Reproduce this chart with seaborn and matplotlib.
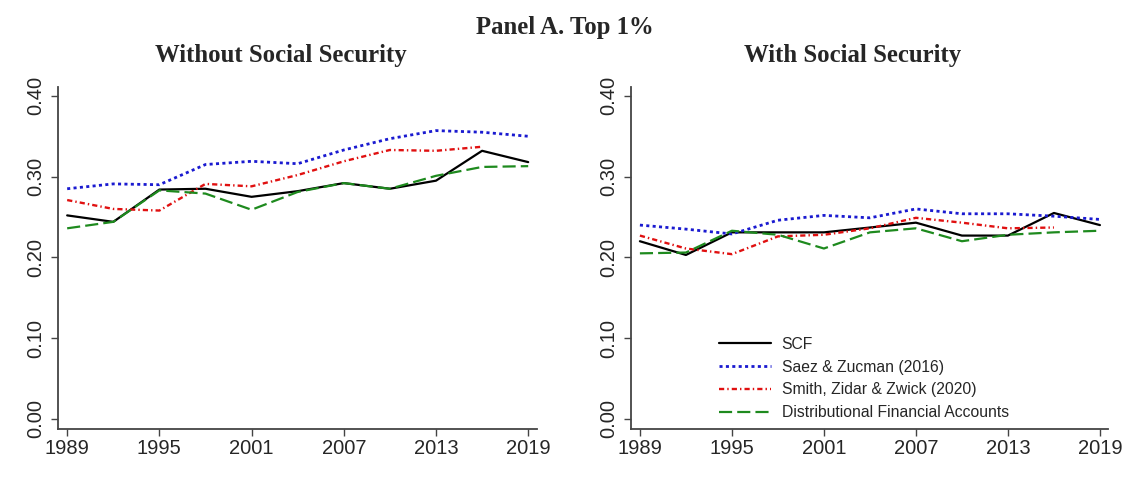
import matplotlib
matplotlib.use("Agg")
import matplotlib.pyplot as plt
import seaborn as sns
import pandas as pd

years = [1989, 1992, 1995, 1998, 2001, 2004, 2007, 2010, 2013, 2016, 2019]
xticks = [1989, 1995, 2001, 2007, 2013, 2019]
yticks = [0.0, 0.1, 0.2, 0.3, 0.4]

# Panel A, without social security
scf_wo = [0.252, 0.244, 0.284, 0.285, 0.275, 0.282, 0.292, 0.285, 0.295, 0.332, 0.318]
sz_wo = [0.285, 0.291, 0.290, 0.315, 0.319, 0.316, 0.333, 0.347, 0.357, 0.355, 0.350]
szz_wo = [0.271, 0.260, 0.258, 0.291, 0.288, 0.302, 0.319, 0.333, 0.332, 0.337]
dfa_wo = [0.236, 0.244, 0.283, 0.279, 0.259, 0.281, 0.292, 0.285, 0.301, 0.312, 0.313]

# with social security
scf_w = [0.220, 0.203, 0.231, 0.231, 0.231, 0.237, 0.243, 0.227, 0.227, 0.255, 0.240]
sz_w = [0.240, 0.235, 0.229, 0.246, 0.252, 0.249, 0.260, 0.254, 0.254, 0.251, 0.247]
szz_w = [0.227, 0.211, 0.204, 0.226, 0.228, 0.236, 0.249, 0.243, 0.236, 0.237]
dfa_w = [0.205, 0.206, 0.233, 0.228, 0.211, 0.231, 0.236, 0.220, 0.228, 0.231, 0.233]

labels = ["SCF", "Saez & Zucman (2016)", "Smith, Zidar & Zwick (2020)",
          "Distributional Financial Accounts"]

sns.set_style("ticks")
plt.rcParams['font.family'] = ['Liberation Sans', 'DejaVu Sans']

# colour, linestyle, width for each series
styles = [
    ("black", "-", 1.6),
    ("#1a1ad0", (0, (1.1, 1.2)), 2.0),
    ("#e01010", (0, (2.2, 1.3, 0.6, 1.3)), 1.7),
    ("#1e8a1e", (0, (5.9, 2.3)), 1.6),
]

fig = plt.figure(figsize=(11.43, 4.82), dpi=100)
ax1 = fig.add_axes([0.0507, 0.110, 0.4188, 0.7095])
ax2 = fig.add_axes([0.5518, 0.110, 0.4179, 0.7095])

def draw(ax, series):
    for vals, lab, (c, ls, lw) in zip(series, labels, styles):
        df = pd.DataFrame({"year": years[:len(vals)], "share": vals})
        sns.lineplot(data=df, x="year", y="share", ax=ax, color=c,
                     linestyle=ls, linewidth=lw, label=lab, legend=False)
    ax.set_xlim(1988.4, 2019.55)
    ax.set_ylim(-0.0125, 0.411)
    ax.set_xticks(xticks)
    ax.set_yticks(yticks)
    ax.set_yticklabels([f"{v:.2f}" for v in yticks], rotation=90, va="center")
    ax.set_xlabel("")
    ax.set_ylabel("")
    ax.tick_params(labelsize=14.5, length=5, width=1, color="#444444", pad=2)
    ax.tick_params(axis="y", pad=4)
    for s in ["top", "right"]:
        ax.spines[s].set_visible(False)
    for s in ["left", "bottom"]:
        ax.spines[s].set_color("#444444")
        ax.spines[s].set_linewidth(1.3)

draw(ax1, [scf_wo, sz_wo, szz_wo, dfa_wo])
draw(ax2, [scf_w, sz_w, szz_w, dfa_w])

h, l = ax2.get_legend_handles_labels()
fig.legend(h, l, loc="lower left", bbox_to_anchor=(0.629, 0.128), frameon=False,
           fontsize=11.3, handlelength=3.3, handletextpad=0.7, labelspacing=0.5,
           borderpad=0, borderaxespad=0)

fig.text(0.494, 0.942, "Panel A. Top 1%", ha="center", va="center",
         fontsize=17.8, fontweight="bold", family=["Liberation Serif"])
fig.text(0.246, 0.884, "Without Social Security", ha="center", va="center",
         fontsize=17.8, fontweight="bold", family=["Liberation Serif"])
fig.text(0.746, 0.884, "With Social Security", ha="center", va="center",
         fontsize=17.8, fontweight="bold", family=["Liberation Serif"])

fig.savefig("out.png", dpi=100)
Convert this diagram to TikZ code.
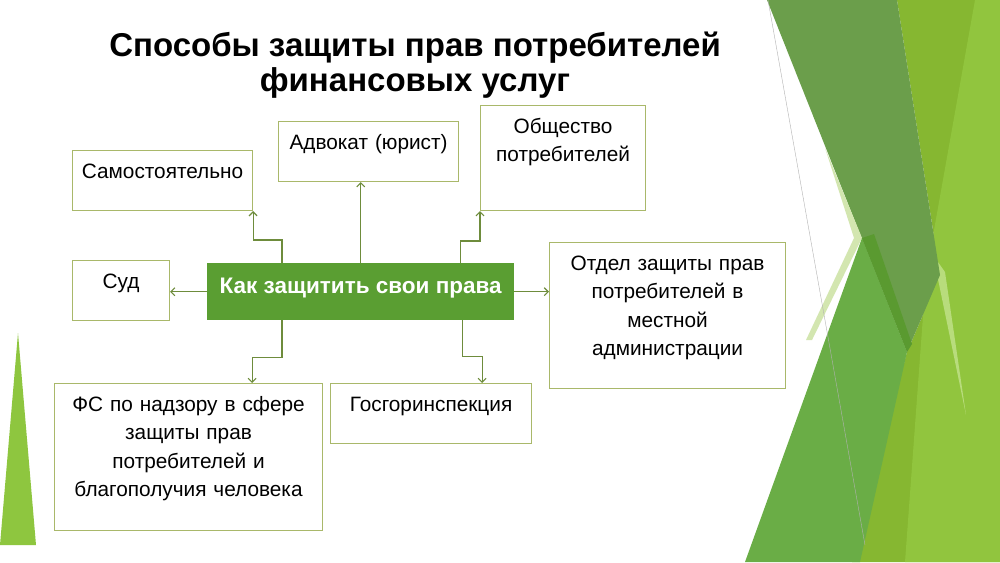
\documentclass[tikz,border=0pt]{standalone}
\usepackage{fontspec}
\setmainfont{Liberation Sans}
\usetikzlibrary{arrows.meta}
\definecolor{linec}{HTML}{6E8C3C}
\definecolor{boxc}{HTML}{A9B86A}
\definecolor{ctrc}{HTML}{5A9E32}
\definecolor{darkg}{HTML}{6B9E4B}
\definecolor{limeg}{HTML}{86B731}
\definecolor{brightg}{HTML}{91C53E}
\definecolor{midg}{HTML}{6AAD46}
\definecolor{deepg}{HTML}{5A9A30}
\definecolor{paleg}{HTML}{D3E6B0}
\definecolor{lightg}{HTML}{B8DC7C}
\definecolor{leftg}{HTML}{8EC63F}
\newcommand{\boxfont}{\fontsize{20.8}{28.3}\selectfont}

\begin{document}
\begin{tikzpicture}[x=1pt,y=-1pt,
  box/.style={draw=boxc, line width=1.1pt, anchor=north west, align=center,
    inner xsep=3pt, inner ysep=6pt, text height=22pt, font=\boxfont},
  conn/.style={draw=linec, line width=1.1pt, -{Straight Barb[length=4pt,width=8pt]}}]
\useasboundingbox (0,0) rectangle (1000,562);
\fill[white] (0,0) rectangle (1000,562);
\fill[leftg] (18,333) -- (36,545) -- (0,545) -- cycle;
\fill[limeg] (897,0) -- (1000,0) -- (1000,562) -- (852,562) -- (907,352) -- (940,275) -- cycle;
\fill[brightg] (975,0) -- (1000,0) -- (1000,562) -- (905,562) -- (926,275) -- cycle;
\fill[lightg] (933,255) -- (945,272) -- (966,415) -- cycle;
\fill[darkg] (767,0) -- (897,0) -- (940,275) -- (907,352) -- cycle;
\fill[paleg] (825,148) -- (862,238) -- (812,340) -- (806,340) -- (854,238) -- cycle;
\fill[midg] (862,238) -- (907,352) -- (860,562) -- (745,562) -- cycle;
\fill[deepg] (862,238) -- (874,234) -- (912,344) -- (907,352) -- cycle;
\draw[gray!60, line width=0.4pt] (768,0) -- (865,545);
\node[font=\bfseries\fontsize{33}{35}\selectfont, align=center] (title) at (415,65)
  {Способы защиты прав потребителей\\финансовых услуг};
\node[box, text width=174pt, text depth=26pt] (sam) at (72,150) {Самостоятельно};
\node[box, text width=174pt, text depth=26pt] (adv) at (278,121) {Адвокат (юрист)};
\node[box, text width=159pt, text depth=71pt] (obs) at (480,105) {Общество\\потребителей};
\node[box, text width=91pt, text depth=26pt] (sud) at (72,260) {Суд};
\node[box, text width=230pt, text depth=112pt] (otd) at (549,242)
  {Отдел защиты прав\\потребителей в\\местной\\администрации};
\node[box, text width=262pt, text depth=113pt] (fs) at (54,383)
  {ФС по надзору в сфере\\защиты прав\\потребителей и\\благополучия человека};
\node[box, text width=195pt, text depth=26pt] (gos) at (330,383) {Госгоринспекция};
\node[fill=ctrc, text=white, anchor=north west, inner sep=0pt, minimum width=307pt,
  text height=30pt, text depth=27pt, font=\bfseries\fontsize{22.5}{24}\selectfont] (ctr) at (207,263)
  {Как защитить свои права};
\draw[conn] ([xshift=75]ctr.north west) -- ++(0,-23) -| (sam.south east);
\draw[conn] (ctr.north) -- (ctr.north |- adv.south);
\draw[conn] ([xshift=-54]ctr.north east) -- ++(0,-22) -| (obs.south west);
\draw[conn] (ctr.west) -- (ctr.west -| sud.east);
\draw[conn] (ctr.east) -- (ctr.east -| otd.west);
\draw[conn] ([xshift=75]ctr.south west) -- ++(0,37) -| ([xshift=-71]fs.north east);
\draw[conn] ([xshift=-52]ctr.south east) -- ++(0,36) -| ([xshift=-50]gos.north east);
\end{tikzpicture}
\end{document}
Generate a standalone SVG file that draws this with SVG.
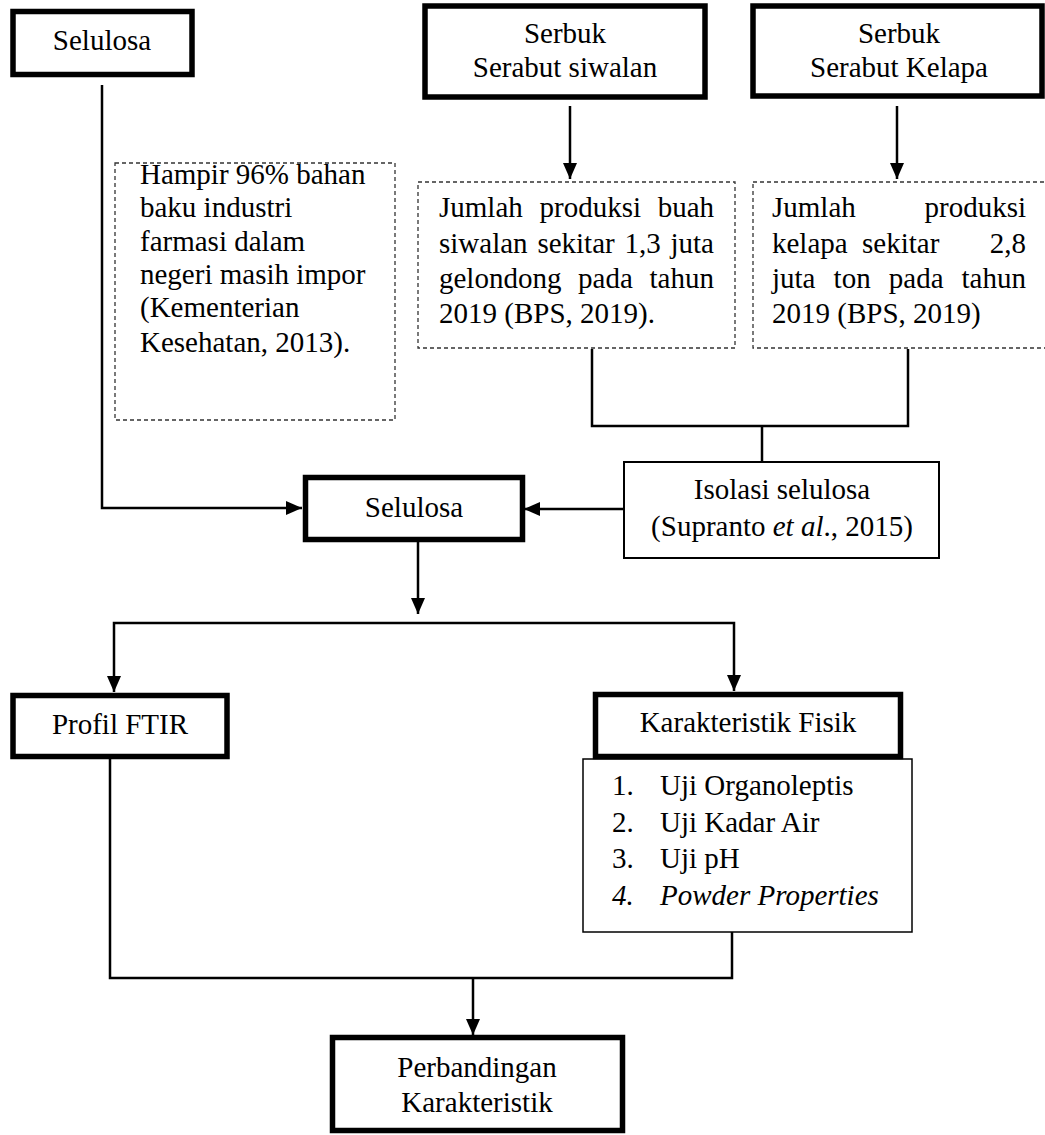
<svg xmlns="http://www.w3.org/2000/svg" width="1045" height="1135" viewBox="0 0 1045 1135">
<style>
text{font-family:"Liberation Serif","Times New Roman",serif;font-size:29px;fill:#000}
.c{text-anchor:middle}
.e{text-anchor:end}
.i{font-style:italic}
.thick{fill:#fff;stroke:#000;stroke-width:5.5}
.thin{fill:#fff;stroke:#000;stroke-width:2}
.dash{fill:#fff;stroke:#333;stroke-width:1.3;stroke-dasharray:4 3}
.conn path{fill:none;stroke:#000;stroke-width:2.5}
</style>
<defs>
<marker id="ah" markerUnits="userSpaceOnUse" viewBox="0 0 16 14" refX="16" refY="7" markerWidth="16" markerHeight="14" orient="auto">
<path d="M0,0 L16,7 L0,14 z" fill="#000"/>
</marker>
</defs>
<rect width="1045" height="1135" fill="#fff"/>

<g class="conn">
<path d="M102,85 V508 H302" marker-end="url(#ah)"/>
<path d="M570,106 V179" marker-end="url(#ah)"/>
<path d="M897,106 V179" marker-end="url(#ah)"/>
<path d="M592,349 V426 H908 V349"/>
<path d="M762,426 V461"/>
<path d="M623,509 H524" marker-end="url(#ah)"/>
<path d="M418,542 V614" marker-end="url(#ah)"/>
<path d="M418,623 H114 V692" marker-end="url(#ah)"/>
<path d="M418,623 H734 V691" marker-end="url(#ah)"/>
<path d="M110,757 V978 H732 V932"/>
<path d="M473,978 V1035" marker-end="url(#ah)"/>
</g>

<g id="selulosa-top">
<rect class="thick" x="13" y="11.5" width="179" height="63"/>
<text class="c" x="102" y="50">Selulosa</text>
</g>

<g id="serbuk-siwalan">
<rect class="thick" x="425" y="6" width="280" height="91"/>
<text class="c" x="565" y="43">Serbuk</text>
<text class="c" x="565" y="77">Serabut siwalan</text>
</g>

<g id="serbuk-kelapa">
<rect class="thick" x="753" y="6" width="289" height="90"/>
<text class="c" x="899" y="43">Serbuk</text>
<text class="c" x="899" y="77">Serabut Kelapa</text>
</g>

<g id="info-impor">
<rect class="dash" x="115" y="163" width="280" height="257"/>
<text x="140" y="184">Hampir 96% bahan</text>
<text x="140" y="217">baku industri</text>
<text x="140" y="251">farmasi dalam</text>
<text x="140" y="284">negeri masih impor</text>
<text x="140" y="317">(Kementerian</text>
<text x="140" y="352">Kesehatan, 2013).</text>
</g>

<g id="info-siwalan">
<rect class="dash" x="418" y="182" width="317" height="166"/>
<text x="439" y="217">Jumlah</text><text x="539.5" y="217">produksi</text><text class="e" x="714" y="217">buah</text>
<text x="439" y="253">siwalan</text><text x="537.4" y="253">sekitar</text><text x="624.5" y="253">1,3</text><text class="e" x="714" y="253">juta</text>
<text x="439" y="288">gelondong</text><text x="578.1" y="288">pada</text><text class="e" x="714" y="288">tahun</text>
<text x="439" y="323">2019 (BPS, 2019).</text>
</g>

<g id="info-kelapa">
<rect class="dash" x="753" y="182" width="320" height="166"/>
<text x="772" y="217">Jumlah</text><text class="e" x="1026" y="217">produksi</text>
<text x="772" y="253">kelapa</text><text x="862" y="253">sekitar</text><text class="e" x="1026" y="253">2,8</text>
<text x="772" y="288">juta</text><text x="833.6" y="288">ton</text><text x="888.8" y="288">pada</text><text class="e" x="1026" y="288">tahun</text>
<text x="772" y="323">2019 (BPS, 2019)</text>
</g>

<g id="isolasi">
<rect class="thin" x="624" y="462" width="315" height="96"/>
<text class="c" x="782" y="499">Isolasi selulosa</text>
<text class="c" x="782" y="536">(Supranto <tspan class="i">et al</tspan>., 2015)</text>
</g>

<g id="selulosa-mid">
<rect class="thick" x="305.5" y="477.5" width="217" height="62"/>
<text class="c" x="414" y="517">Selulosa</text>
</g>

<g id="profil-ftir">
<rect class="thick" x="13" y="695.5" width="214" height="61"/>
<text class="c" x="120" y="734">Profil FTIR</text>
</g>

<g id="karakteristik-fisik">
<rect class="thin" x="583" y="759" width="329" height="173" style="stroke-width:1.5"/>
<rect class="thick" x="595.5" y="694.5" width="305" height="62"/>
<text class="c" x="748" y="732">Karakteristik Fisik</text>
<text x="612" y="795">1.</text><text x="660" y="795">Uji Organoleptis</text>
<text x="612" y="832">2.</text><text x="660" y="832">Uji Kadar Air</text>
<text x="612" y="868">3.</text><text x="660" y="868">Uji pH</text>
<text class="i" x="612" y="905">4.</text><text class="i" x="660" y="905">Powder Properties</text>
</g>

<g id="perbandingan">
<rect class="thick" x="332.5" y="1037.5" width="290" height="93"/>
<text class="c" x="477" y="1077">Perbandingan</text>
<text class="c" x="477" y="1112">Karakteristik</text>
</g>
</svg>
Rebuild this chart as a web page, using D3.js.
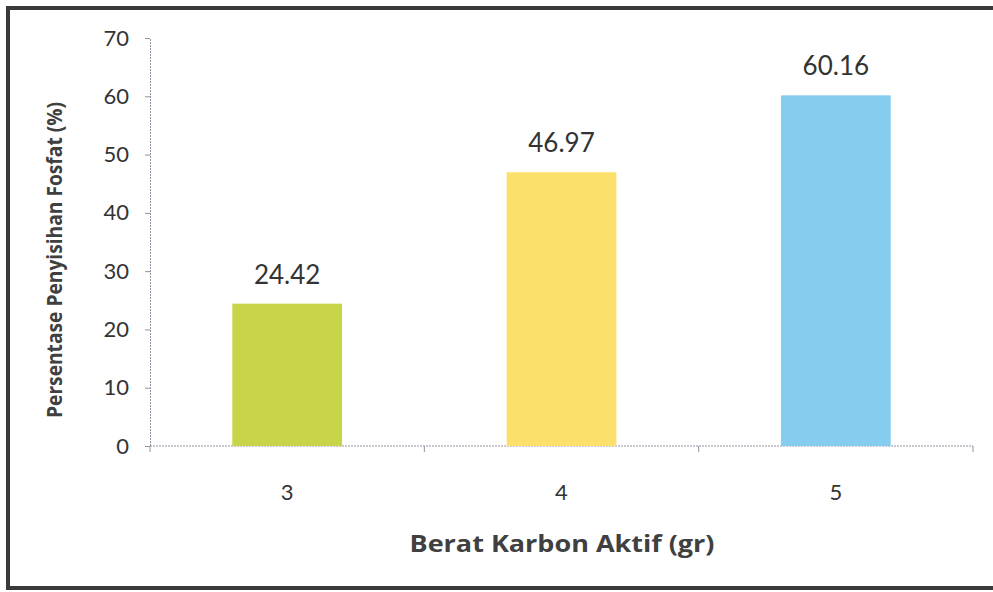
--------
→ **Work instructions**: Take the material above from its first line through the line holding "yticks = [0.0, 0.1, 0.2, 0.3, 0.4]" and set it down exactly, without the pictures.

→ **Task response**:
Reproduce this chart with seaborn and matplotlib.
import matplotlib
matplotlib.use("Agg")
import matplotlib.pyplot as plt
import seaborn as sns
import pandas as pd

years = [1989, 1992, 1995, 1998, 2001, 2004, 2007, 2010, 2013, 2016, 2019]
xticks = [1989, 1995, 2001, 2007, 2013, 2019]
yticks = [0.0, 0.1, 0.2, 0.3, 0.4]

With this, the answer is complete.